As Jesus and his disciples were on their way, he came to a village where a woman named Martha opened her home to him. 39 She had a sister called Mary, who sat at the Lord’s feet listening to what he said. 40 But Martha was distracted by all the preparations that had to be made. She came to him and asked, ‘Lord, don’t you care that my sister has left me to do the work by myself? Tell her to help me!’

41 ‘Martha, Martha,’ the Lord answered, ‘you are worried and upset about many things, 42 but few things are needed – or indeed only one. Mary has chosen what is better, and it will not be taken away from her.’

Teresa of Avila commented:

“Believe me, Martha and Mary must join together in order to show hospitality to the Lord and have him always present and not host him badly by failing to give him something to eat. How would Mary, always seated at his feet, provide him with food if her sister did not help her? His food is that in every way possible we draw souls that they may be saved and praise him always”

Really, Mary and Martha belong together in the service of the Lord.

We are regularly tempted to ‘put asunder’ things ‘God has joined together.’

The above quote resonates with this other, longer quotation from Michael Martin on the most effective people in the world.:

“To really get things done in the world, we’re told, we need men and women of action. Modern Christianity has bought into this idea. Much of medieval Christianity, too, affirmed the dichotomy between “contemplation” and “service”; it just valued the former over the latter. Religious orders that had a charism of “contemplation” were thought to be following the example of Mary over Martha, choosing “the better part” (Luke 10:38–42).

But there are clues that this polarised way of understanding the Christian life is wrong. Some of those clues lie in the text of the New Testament itself. The Lord withdrew to pray before his great works: before the calling of the disciples and the Sermon on the Mount, before walking on the sea, before his Passion. Other clues lie in the lives of those who took Christ as their template, who sought to follow him with their whole selves.”

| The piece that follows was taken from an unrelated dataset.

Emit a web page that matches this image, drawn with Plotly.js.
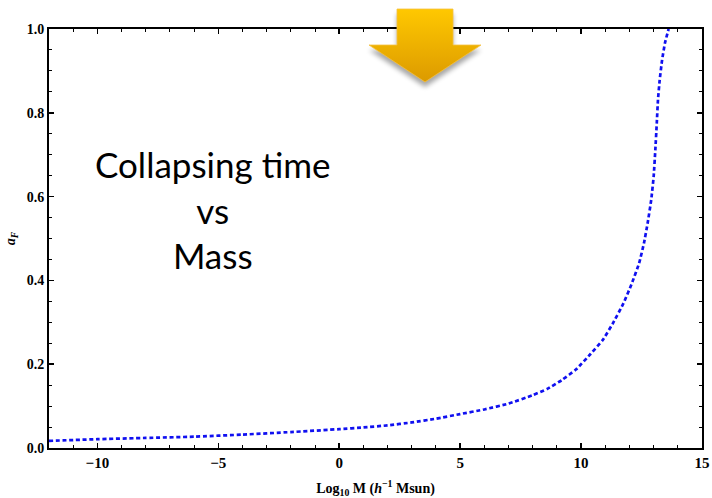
<!DOCTYPE html>
<html>
<head>
<meta charset="utf-8">
<script src="https://cdn.plot.ly/plotly-3.0.1.min.js"></script>
<style>html,body{margin:0;padding:0;background:#fff;}#chart{width:712px;height:498px;}</style>
</head>
<body>
<div id="chart"></div>
<script>
const logMass = [-12, -10, -8, -6, -4, -2, 0, 1, 2, 3, 4, 5, 6, 7, 8, 8.6, 9.2, 9.8, 10.4, 10.9, 11.3, 11.75, 12.1, 12.4, 12.6, 12.75, 12.9, 13.0, 13.07, 13.13, 13.18, 13.25, 13.35, 13.47, 13.62];
const aF = [0.017, 0.021, 0.024, 0.027, 0.032, 0.038, 0.045, 0.049, 0.054, 0.061, 0.070, 0.081, 0.092, 0.106, 0.126, 0.141, 0.162, 0.188, 0.225, 0.258, 0.296, 0.345, 0.393, 0.441, 0.489, 0.536, 0.592, 0.647, 0.711, 0.775, 0.831, 0.878, 0.926, 0.967, 1.0];
const xTicks = [-10, -5, 0, 5, 10, 15];
const xTickText = ['\u221210', '\u22125', '0', '5', '10', '15'];
const yTicks = [0, 0.2, 0.4, 0.6, 0.8, 1.0];
const yTickText = ['0.0', '0.2', '0.4', '0.6', '0.8', '1.0'];
const noteLines = ['Collapsing time', 'vs', 'Mass'];

const arrowSvg = '<svg xmlns="http://www.w3.org/2000/svg" width="130" height="90" viewBox="0 0 130 90">' +
  '<defs><linearGradient id="g" x1="0" y1="0" x2="0" y2="1">' +
  '<stop offset="0" stop-color="#FFC800"/><stop offset="1" stop-color="#DC9A00"/></linearGradient>' +
  '<filter id="s" x="-20%" y="-20%" width="140%" height="160%"><feGaussianBlur stdDeviation="2.5"/></filter></defs>' +
  '<path d="M35,3 L91,3 L91,39 L119,39 L63,76 L7,39 L35,39 Z" fill="#000" opacity="0.35" filter="url(#s)" transform="translate(0,5)"/>' +
  '<path d="M35,3 L91,3 L91,39 L119,39 L63,76 L7,39 L35,39 Z" fill="url(#g)" stroke="#F5C242" stroke-width="0.8"/>' +
  '</svg>';
const arrowUri = 'data:image/svg+xml;base64,' + btoa(arrowSvg);

const trace = {
  x: logMass, y: aF, type: 'scatter', mode: 'lines',
  line: {color: '#1010F0', width: 2.7, dash: '4px,2.7px', shape: 'spline', smoothing: 0.4},
  hoverinfo: 'none'
};

const serif = '"Liberation Serif", "Times New Roman", serif';

const layout = {
  width: 712, height: 498,
  margin: {l: 49, r: 10, t: 29, b: 50},
  paper_bgcolor: '#fff', plot_bgcolor: '#fff',
  showlegend: false,
  xaxis: {
    range: [-12, 15], tickvals: xTicks, ticktext: xTickText,
    ticks: 'inside', ticklen: 5, tickwidth: 1.5, tickcolor: '#000',
    minor: {dtick: 1, ticks: 'inside', ticklen: 3, tickwidth: 1, tickcolor: '#000', showgrid: false},
    showline: true, linewidth: 2, linecolor: '#000', mirror: 'allticks',
    showgrid: false, zeroline: false,
    tickfont: {family: serif, size: 15, color: '#000', weight: 'bold'},
    title: {text: '<b>Log<sub>10</sub> M (<i>h</i><sup>\u22121</sup> Msun)</b>', font: {family: serif, size: 14, color: '#000'}, standoff: 14}
  },
  yaxis: {
    range: [0, 1], tickvals: yTicks, ticktext: yTickText,
    ticks: 'inside', ticklen: 5, tickwidth: 1.5, tickcolor: '#000',
    minor: {dtick: 0.05, ticks: 'inside', ticklen: 3, tickwidth: 1, tickcolor: '#000', showgrid: false},
    showline: true, linewidth: 2, linecolor: '#000', mirror: 'allticks',
    showgrid: false, zeroline: false,
    tickfont: {family: serif, size: 14, color: '#000', weight: 'bold'},
    title: {text: '<b><i>a<sub>F</sub></i></b>', font: {family: serif, size: 14, color: '#000'}, standoff: 8}
  },
  annotations: [{
    xref: 'paper', yref: 'paper', x: (212 - 49) / 653, y: (448 - 209) / 419,
    xanchor: 'center', yanchor: 'middle',
    text: noteLines.join('<br>'), showarrow: false, align: 'center',
    font: {family: 'Lato, "Open Sans", sans-serif', size: 35, color: '#000'}
  }],
  images: [{
    source: arrowUri, xref: 'paper', yref: 'paper',
    x: (362 - 49) / 653, y: (448 - 6) / 419, sizex: 130 / 653, sizey: 90 / 419,
    xanchor: 'left', yanchor: 'top', sizing: 'stretch', layer: 'above'
  }]
};

Plotly.newPlot('chart', [trace], layout, {staticPlot: true, displayModeBar: false});
</script>
</body>
</html>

All effective Christian service flows from being at the feet of Jesus; from being with the Father in intimate, prayerful fellowship. Martha’s activism is needed, but frenetic work which does not flow from Union with Jesus, the Living Vine, is ultimately futile. Andrew Murray put this so well:

‘Do not confound work and fruit. There may be a good deal of work for Christ that is not the fruit of the Heavenly Vine.’